Final note of the day: If libnetcontrol initialization fails, 'virsh iface-list' also hangs when run as root using the qemu:///system URI.
This is an autogenerated message for OBS integration: This bug (1219986) was mentioned in https://build.opensuse.org/request/show/1148936 Factory / libvirt
(In reply to James Fehlig from comment #9) > I made a small adjustment to your patch and committed it to the factory > branch > > https://github.com/openSUSE/libvirt/commit/ > 265837a78a5de4b19cd75c56b5119324f62474d4 > > leaving your SOB since you provided the actual fix. This will take care of > Factory/Tumbleweed and SLE15 SP6/Leap 15.6. I see you opened the bug against > Leap 15.5. Do you need the fix there as well?
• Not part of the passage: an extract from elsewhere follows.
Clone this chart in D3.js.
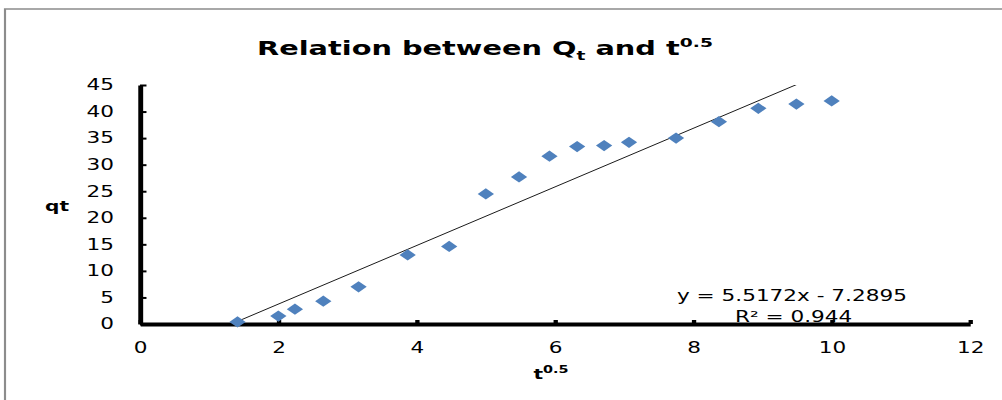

If so, it will require a > maintenance update of the SLE15 SP5 libvirt package, which will also flow to > Leap 15.5. Awesome, thanks a lot! For 15.5: not necessarily. I created a bsdiff/patch for our systems where we need the functionality, but unless an update of libvirt is being pushed before Leap 15.6 we don't need an updated libvirt package on 15.5.
(In reply to Tiziano Müller from comment #13) > For 15.5: not necessarily. I created a bsdiff/patch for our systems where we > need the functionality, but unless an update of libvirt is being pushed > before Leap 15.6 we don't need an updated libvirt package on 15.5. I suspect there will be a libvirt update for 15.5 before 15.6 is released. Even though I agree with the change, I'd like to avoid it in SLE15 SP5 (which feeds Leap 15.5), where the monolithic daemon is still the default.
This is an autogenerated message for OBS integration: This bug (1219986) was mentioned in https://build.opensuse.org/request/show/1149655 Factory / libvirt
I don't think there's anything left to do here. Closing the bug now. Please reopen if I'm forgetting something :-).